Философские исследования - стр. 25
73. Когда кто-то определяет для меня названия цветов, указывая на образцы и говоря: «Этот цвет называют синим, это зеленый…», данную ситуацию можно во многих отношениях сравнить с изучением таблицы, в которой образцам цвета соответствуют слова. – Впрочем, это сравнение может вводить в заблуждение. – Теперь позволим себе расширить сравнение: понять определение значит обрести в сознании представление определяемого предмета, то есть образец или картину. Так, если мне показывают всевозможные листья и говорят: «Это называется лист», я получаю представление о форме листа, и ее картина откладывается у меня в сознании. – Но как выглядит изображение листа, когда показывает не конкретную форму, а «общее для всех форм листьев»? Какой оттенок имеет «запечатленный в сознании образец» зеленого цвета – образец того, что является общим для всех оттенков зеленого?
«Возможно, существуют какие-либо “общие” образцы? Скажем, схема листа или образец чистого зеленого цвета?» – Конечно, возможно. Но чтобы схема стала понятна именно как схема, а не как особая форма листа, и чтобы полоска чисто зеленого цвета была признана общим для всего зеленого, а не образцом данного чисто зеленого цвета, – это, в свою очередь, зависит от способа применения образцов.
Спроси себя: какой формы должен быть образец зеленого цвета? Прямоугольной? Или тогда это будет образец зеленого прямоугольника? – Значит, он должен быть «нерегулярной» формы?

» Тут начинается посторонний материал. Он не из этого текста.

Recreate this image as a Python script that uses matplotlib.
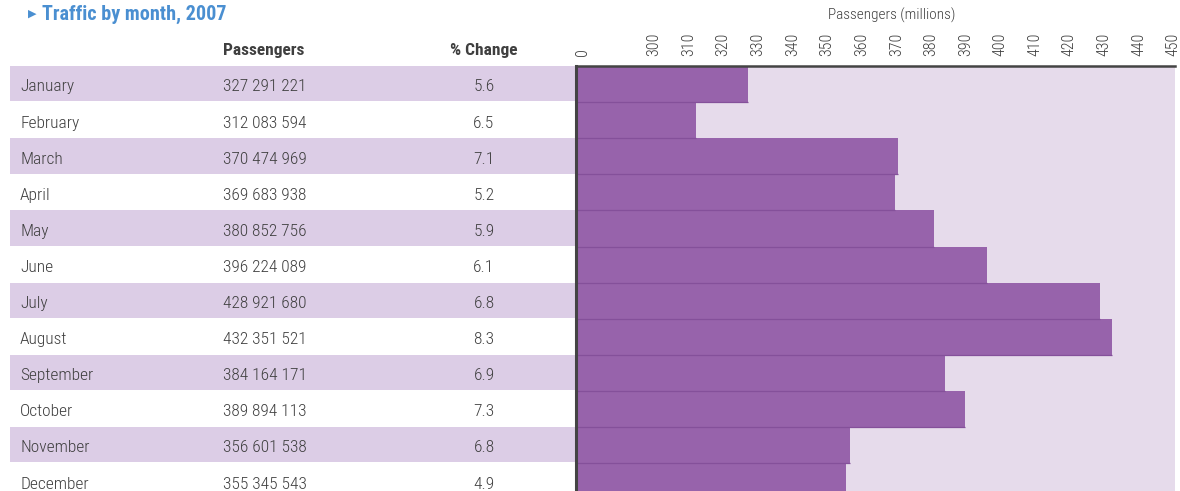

И что тогда помешает нам воспринять его – то есть применять в этом качестве – лишь как образец неправильной формы?
74. Сюда также относится следующая мысль: если рассматривать данный лист как образец «общей формы листьев», ты будешь воспринимать его иначе, нежели тот, кто, скажем, видит в нем образец конкретной формы. И пусть так – хотя это не так, – это говорило бы, как свидетельствует опыт, только о том, что, видя лист особым образом, ты используешь его таким-то и таким-то способом или согласно таким-то и таким-то правилам. Конечно, существуют те и иные способы видения; и бывают случаи, когда тот, кто видит образец так, и применяет его так, а тот, кто видит по-другому, и применяет иначе. Например, если видишь на схеме изображение куба на плоскости как фигуры, состоящей из квадрата и двух ромбов, то, возможно, выполнишь просьбу: «Принеси мне что-то наподобие этого» отлично от человека, который видит изображение трехмерным.
75. Что означает знать, что такое игра? Что означает знать это и не быть в состоянии это сказать? Равнозначно ли это знание, так или иначе, несформулированному определению? И если оно будет сформулировано, я смогу опознать в нем выражение моего знания? Но разве мое знание, мое представление об игре не выражено полностью в объяснениях, которые я могу привести? То есть как я описываю различные типы игр, как показываю, каким образом конструируются по аналогии всевозможные виды других игр, говорю, что едва ли следует относить то- то и то-то к играм, и так далее.
76. Если кто-то намерен провести четкую границу, я могу не признать в ней ту, которую всегда желал провести сам или проводил мысленно. Ибо я вообще не хотел проводить границы. Значит, представление этого человека отлично от моего, но все же родственно. И родство тут такое же, как у двух картин, одна из которых состоит из цветных пятен с размытыми очертаниями, а вторая – из пятен схожей формы и положения, но с четкими очертаниями. Родство здесь столь же бесспорно, как и различие.